Bahasa Daerah atau Bahasa Asing: Mana yang Lebih Penting Untuk Generasi Muda?
Kemahiran dalam berbahasa asing, terutama bahasa Inggris, sering dianggap sebagai syarat utama kesuksesan baik dalam dunia pendidikan maupun dunia kerja. Tak heran jika saat ini banyak orang tua lebih memilih mendorong anak-anak mereka untuk mengikuti les bahasa asing daripada mengenalkan bahasa daerah. Namun, di tengah era modern seperti ini sering kali muncul pertanyaan: apakah bahasa asing jauh lebih penting dibandingkan bahasa daerah untuk generasi muda saat ini?
Mempelajari bahasa asing memang membuka banyak peluang. Menguasai bahasa Inggris memungkinkan seseorang untuk berkomunikasi secara internsional, mengakses pengetahuan global, bahkan bersaing di tenaga kerja global. Indonesia menempati peringkat ke-79 dari 113 negara dalam EF English Proficiency Index 2023, yang menunjukkan bahwa Indonesia masih perlu meninngkatkan kemampuan bahasa asingnya untuk bersaing secara global.
Namun, bahasa daeraah juga memegang peran yang tak tergantikan di balik pentingnya bahasa asing. Bahasa daerah memiliki fungsi sebagai alat komunikasi, sarana budaya, nilai-nilai lokal, sekaligus identitas budaya. Menurut UNESCO, bahasa merupakan komponen penting dari warisan budaya non-benda suatu negara. Sayangnya, berdasarkan data dari Badan Pengembangan dan Pembinaan Bahasa Kementrian Pendidikan dan Kebudayaan (2022), dari 718 bahasa daerah yang ada di Indonesia terdapat setidaknya 11 diantaranya telah punah dan sebanyak 19 bahasa lainnnya berada dalam kondisi kritis karena semakin sedikit penutur asli bahasa tersebut dan sudah jarang generasi muda yang menggunakannya.
Fakta ini cukup mengkhawatirkan. Saat ini banyak anak muda yang tidak mampu berbahasa daerah karena tidak terbiasa mengucapkannya sedari kecil. Orang tua, kakek, dan nenek mereka cenderung mengajarkan bahasa Indonesia, bahasa Ingggris, atau bahasa campuran Indonesia-Inggris walaupun terkadang bahasa Inggris yang diajarkan adalah bahasa gaul. Mereka bangga dengan kemampuan yang dimiliki oleh anak dan cucu mereka.

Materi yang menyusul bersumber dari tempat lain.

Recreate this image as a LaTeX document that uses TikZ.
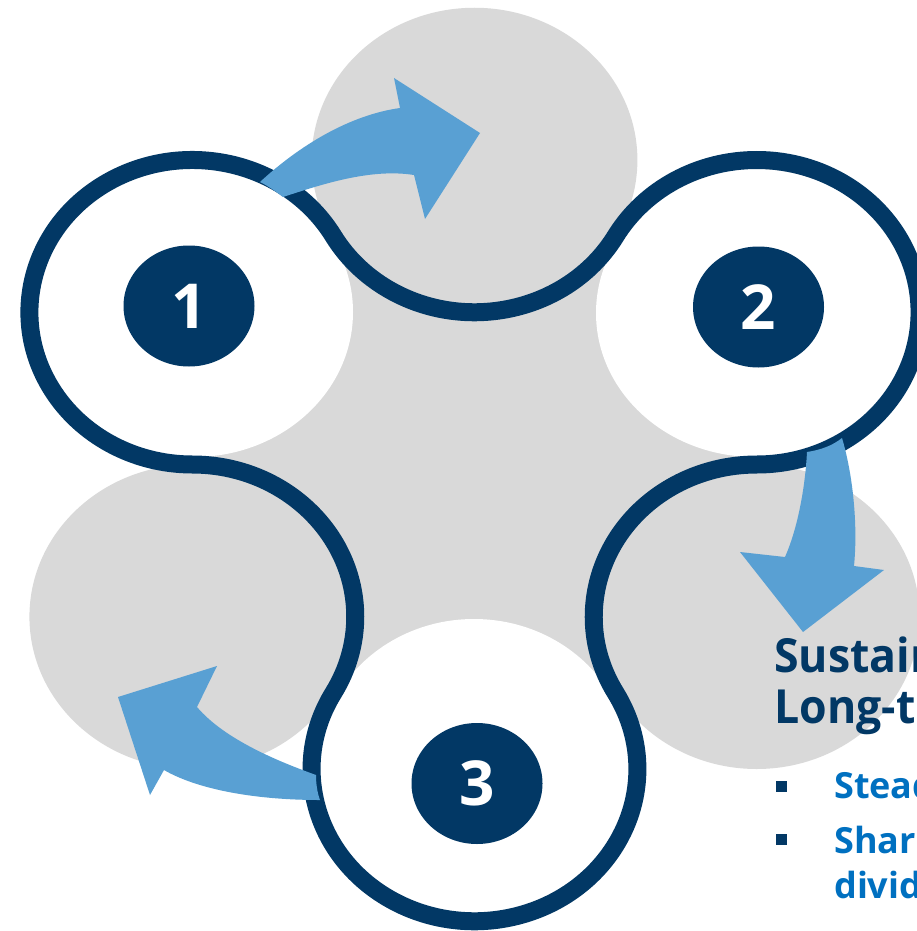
\documentclass[tikz,border=0pt]{standalone}
\usepackage{fontspec}
\setmainfont{Open Sans}
\newfontfamily\headfont{Open Sans}[FakeStretch=0.95]
\definecolor{navy}{RGB}{2,56,101}
\definecolor{greyfill}{RGB}{217,217,217}
\definecolor{arrowblue}{RGB}{89,160,211}
\definecolor{textblue}{RGB}{0,112,192}
\tikzset{
  numdisc/.style={fill=navy},
  numlabel/.style={text=white, inner sep=0pt, font=\fontsize{62}{62}\selectfont\bfseries},
  headline/.style={anchor=base west, inner sep=0pt, text=navy, font=\headfont\fontsize{47}{47}\selectfont\bfseries},
  bullettext/.style={anchor=base west, inner sep=0pt, text=textblue, font=\fontsize{36}{36}\selectfont\bfseries},
  bulletmark/.style={fill=navy, inner sep=0pt, minimum size=11pt},
  curvedarrow/.style={fill=arrowblue},
  ring/.style={draw=navy, line width=18pt}
}
\begin{document}
\begin{tikzpicture}[x=1pt,y=-1pt]
\useasboundingbox (0,0) rectangle (917,931);
\clip (0,0) rectangle (917,931);
\def\outlinepath{(-131.85,228.375)
  arc[start angle=30,end angle=270,radius=152.25]
  arc[start angle=90,end angle=-30,radius=152.25]
  arc[start angle=150,end angle=390,radius=152.25]
  arc[start angle=210,end angle=90,radius=152.25]
  arc[start angle=270,end angle=510,radius=152.25]
  arc[start angle=330,end angle=210,radius=152.25] -- cycle}
% grey background shapes
\begin{scope}[shift={(474.5pt,-464.5pt)}, x={(1.07pt,0pt)}, y={(0pt,1pt)}]
  \fill[greyfill] \outlinepath;
  \fill[greyfill] (0,304.5) circle[radius=152.25];
  \fill[greyfill] (-263.7,-152.25) circle[radius=152.25];
  \fill[greyfill] (263.7,-152.25) circle[radius=152.25];
\end{scope}
% white discs
\fill[white] (194,312) ellipse[x radius=159, y radius=145];
\fill[white] (755,313) ellipse[x radius=159, y radius=144];
\fill[white] (474,767) ellipse[x radius=157, y radius=148];
% ring outline
\begin{scope}[shift={(474.5pt,-464.5pt)}, x={(1.07pt,0pt)}, y={(0pt,1pt)}]
  \draw[ring] \outlinepath;
\end{scope}
% arrows
\fill[curvedarrow] (260,182) .. controls (300,145) and (350,115) .. (400,108)
  -- (394,78) -- (480,133) -- (425,219) -- (414,175)
  .. controls (370,168) and (320,185) .. (283,197)
  .. controls (275,191) and (268,186) .. (260,182) -- cycle;
\fill[curvedarrow] (842,438) .. controls (853,475) and (858,525) .. (854,566)
  -- (884,570) -- (803,632) -- (740,552) -- (785,557)
  .. controls (797,530) and (805,490) .. (807,452)
  .. controls (820,450) and (832,446) .. (842,438) -- cycle;
\fill[curvedarrow] (316,775) .. controls (280,762) and (225,740) .. (197,707)
  -- (217,666) -- (118,697) -- (150,795) -- (164,770)
  .. controls (195,788) and (250,800) .. (320,800)
  .. controls (317,792) and (316,783) .. (316,775) -- cycle;
% number discs
\fill[numdisc] (189,306) ellipse[x radius=65.5, y radius=60.5];
\fill[numdisc] (758.5,307) ellipse[x radius=65.5, y radius=60.5];
\fill[numdisc] (477,783.5) ellipse[x radius=65.5, y radius=60.5];
\node[numlabel] (n1) at (189,306) {1};
\node[numlabel] (n2) at (758.5,307) {2};
\node[numlabel] (n3) at (477,783.5) {3};
% text
\node[headline] (h1) at (774,672) {Sustain};
\node[headline] (h2) at (774,723) {Long-t};
\node[bulletmark] (b1) at (781,786) {};
\node[bulletmark] (b2) at (781,839) {};
\node[bullettext] (s1) at (834,798) {Stead};
\node[bullettext] (s2) at (834,853) {Shar};
\node[bullettext] (s3) at (834,898) {divid};
\end{tikzpicture}
\end{document}
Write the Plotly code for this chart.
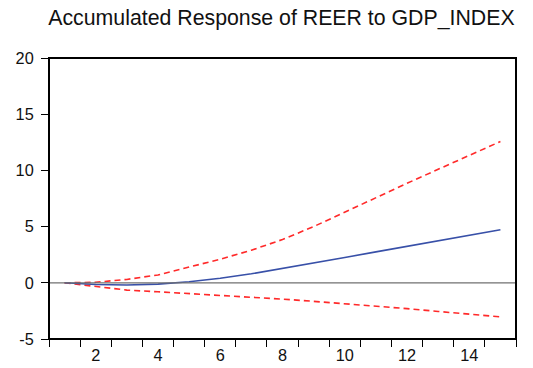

Fenomena seperti ini menunjukkan adanya ketidakseimbangan mengenai penanaman nilai-nilai bahasa. Bahasa asing menjadi simbol “kemajuan” sedangkan bahasa daerah sering kali dianggap oleh sebagian orang “ketinggalan zaman”. Dua hal ini tidak seharusnya menjadi perbandingan atau pertentangan. Keduanya sama-sama pentig dalam kehidupan manusia. Bahasa asing penting guna membuka cakrawala dunia. Sedangkan bahasa daerah juga penting untuk menjaga akar budaya sekaligus identitas suatu daerah.
Mengenai hal ini solusi yang dapat diterapkan yakni menciptakan keseimbangan. Dunia pendidikan harus mampu untuk mengintegrasikan kedua secara proporsional. Contohnya sekolah tetap mengajarkan bahasa daerah menggunakan metode yang menarik dan menyediakan fasilitas bagi anak-anak yang ingin mempelajari bahasa daerah seperti ekstrakulikuler bahasa daerah. Begitu juga dengan bahasa Inggris, sekolah juga harus mengajarkan bahasa Inggris dengan menarik dan menyediakan fasilitas fasilitas bagi anak-anak yang ingin mempelajari bahasa daerah seperti ekstrakulikuler English Club.
Sebagai generasi muda, kita tentu ingin menjadi bagian dari dunia yang lebih luas. Namun, layaknya pohon yang menjulang tinggi ke langit, kekuatannya bergantung pada akar yang menghujam ke tanah. Bahasa asing mungkin menjadi gerbang menuju masa depan yang gemilang, akan tetapi bahasa daerah adalah akar yang meneguhkan kita. Tanpa bahasa daerah, kita tidak hanya kehilangan sarana komunikasi, tetapi juga melepaskan sebuah warisan budaya, nilai leluhur nenek moyang, sekaligus jati diri yang seharusnya kita jaga.